Another suggestion: margin coverage like what currently is in place for dairy via the Dairy Margin Coverage (DMC) program. This would account for changes in both commodity prices and input costs. The dairy margin program issues payments when feed costs are too close to milk prices. There is a $100-a-year fee for the base level of coverage. Farmers can buy higher levels of protection.

Thompson, in line to chair the committee if Republicans win a House majority in the Nov. 8 elections, asked how a margin protection plan for row crops would compare to the current crop subsidy programs, which are triggered by low market prices. “Well, clearly, the benefit is that it would take into consideration both the cost side and the revenue side,” said Outlaw. The dairy margin program needed repeated revisions, so it would be best to test the idea with a pilot project, he said. “On the cost side, fertilizer and clearly fuel and labor — and there’s a whole lot of things that would matter for a certain set of crops that might not matter for another set of crops, so we’d have to be really careful to make sure we did it balanced. But it would be worth looking at, for sure.”
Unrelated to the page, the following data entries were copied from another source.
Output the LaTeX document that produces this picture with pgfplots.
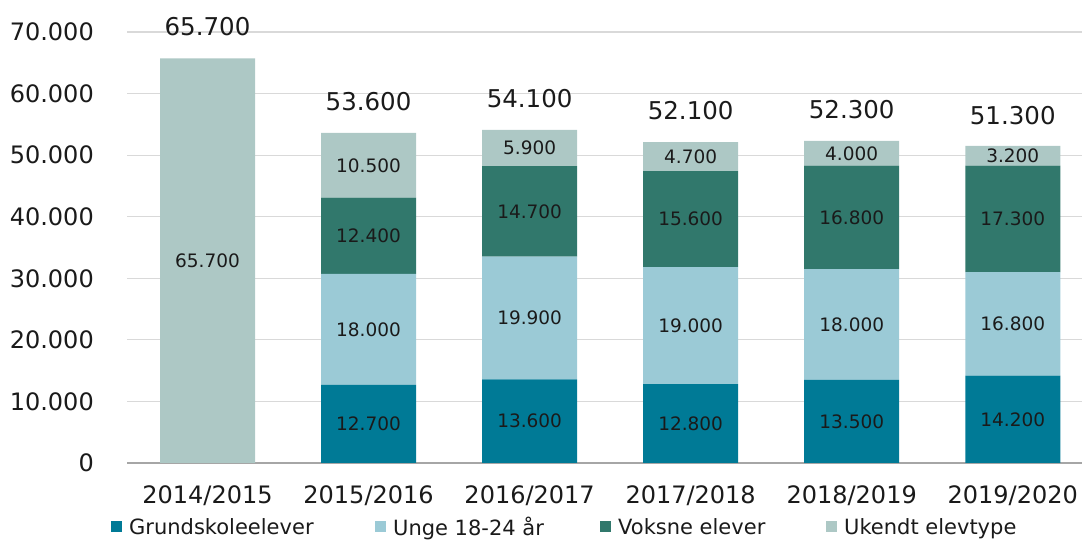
\documentclass[border=0pt]{standalone}
\usepackage{pgfplots}
\pgfplotsset{compat=1.18}
\usepackage{fontspec}
\setmainfont{DejaVu Sans}
\definecolor{cA}{HTML}{007A96}
\definecolor{cB}{HTML}{9BCAD6}
\definecolor{cC}{HTML}{31786C}
\definecolor{cD}{HTML}{ADC8C5}
\definecolor{gridc}{HTML}{D9D9D9}
\definecolor{axc}{HTML}{A6A6A6}
\definecolor{txt}{HTML}{1A1A1A}
% values in thousands
\pgfplotsset{
  common/.style={
    at={(127pt,77pt)}, anchor=south west,
    scale only axis, width=955pt, height=431pt,
    xmin=-0.5, xmax=5.43, ymin=0, ymax=70,
    enlargelimits=false, clip=false,
    /pgf/number format/assume math mode=true,
  },
  legimg/.style={legend image code/.code={\fill[#1] (0pt,-5.5pt) rectangle (11pt,5.5pt); \path (18pt,0pt);}},
}
\begin{document}
\begin{tikzpicture}
\useasboundingbox (0,0) rectangle (1082pt,540pt);
\begin{axis}[
  common,
  ybar stacked, bar width=95pt,
  xtick={0,1,2,3,4,5},
  xticklabels={2014/2015,2015/2016,2016/2017,2017/2018,2018/2019,2019/2020},
  ytick={0,10,20,30,40,50,60,70},
  yticklabels={0,10.000,20.000,30.000,40.000,50.000,60.000,70.000},
  major tick length=0pt,
  axis x line*=bottom, axis y line*=left,
  y axis line style={draw=none},
  x axis line style={draw=axc, line width=1.2pt, -},
  ymajorgrids, grid style={draw=gridc, line width=1.2pt},
  tick label style={font=\fontsize{24}{28}\selectfont, text=txt, inner sep=0pt},
  yticklabel shift=33pt,
  xticklabel shift=22pt,
  nodes near coords={\pgfmathfloatifflags{\pgfplotspointmeta}{0}{}{\pgfmathprintnumber[fixed,precision=3,zerofill]{\pgfplotspointmeta}}},
  every node near coord/.append style={font=\fontsize{18.5}{20}\selectfont, text=txt, inner sep=0pt, anchor=center},
  legend columns=4,
  legend style={at={(-0.0168,-0.1485)}, anchor=west, draw=none, fill=none, inner sep=0pt,
    font=\fontsize{21}{24}\selectfont, text=txt, nodes={inner sep=0pt}, /tikz/column sep=0pt},
]
\addplot[fill=cA, draw=none, legimg=cA]
  coordinates {(0,0) (1,12.7) (2,13.6) (3,12.8) (4,13.5) (5,14.2)};
\addplot[fill=cB, draw=none, legimg=cB]
  coordinates {(0,0) (1,18.0) (2,19.9) (3,19.0) (4,18.0) (5,16.8)};
\addplot[fill=cC, draw=none, legimg=cC]
  coordinates {(0,0) (1,12.4) (2,14.7) (3,15.6) (4,16.8) (5,17.3)};
\addplot[fill=cD, draw=none, legimg=cD]
  coordinates {(0,65.7) (1,10.5) (2,5.9) (3,4.7) (4,4.0) (5,3.2)};
\legend{\makebox[246pt][l]{Grundskoleelever},\makebox[207pt][l]{Unge 18-24 år},\makebox[208pt][l]{Voksne elever},Ukendt elevtype}
\end{axis}
\begin{axis}[common, hide axis]
\addplot[draw=none, mark=none, point meta=explicit symbolic,
  nodes near coords={\pgfplotspointmeta},
  every node near coord/.style={font=\fontsize{24.5}{28}\selectfont, text=txt, inner sep=0pt, anchor=south, yshift=22pt}]
  coordinates {(0,65.7)[65.700] (1,53.6)[53.600] (2,54.1)[54.100] (3,52.1)[52.100] (4,52.3)[52.300] (5,51.3)[51.300]};
\end{axis}
\end{tikzpicture}
\end{document}
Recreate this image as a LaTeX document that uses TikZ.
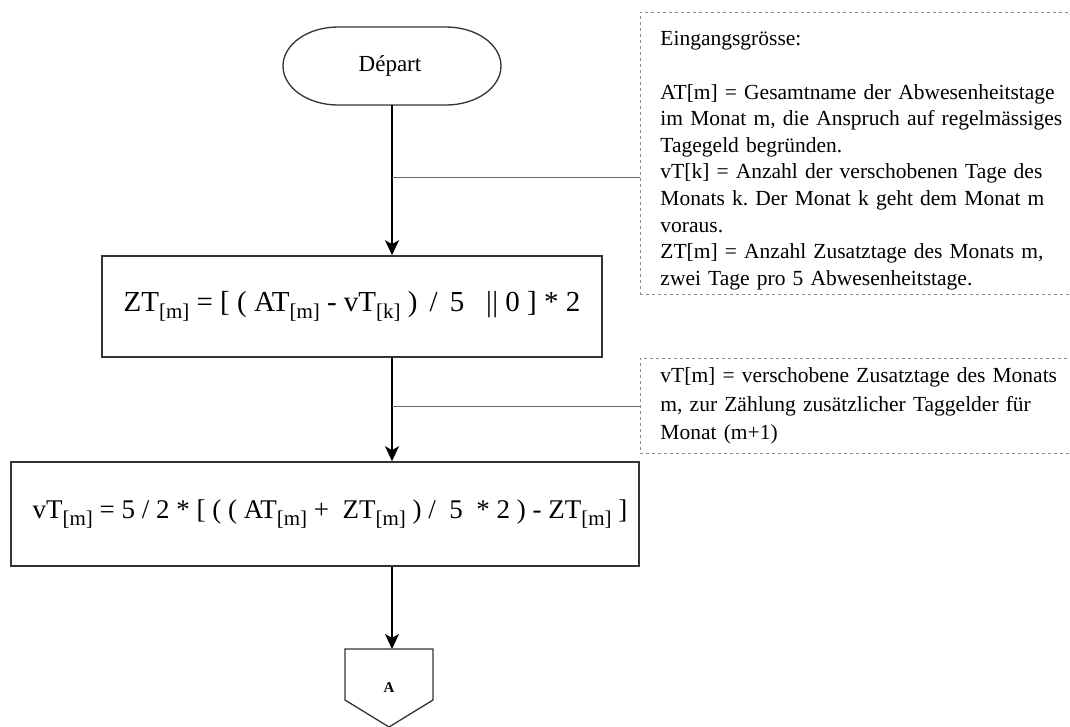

Rep. Al Lawson (D-Fla.) asked about suggestions to create a permanent disaster program. Outlaw and Joe Janzen of the University of Illinois said taxpayer-subsidized crop insurance generally was sufficient. “There’s going to be natural disasters,” said Outlaw, and it would be helpful for farmers to “understand what kind of help they might get.”

The rice grower situation was also addressed because those producers are already facing a cost squeeze because of relative flat prices as input costs surged. Outlaw urged lawmakers to consider targeted assistance to rice producers, noting that without some sort of aid soon, the U.S. could face the loss of producers and infrastructure across the rice sector.

“Most of my suggestions require additional resources that may be difficult to secure but are necessary,” said Outlaw in written testimony.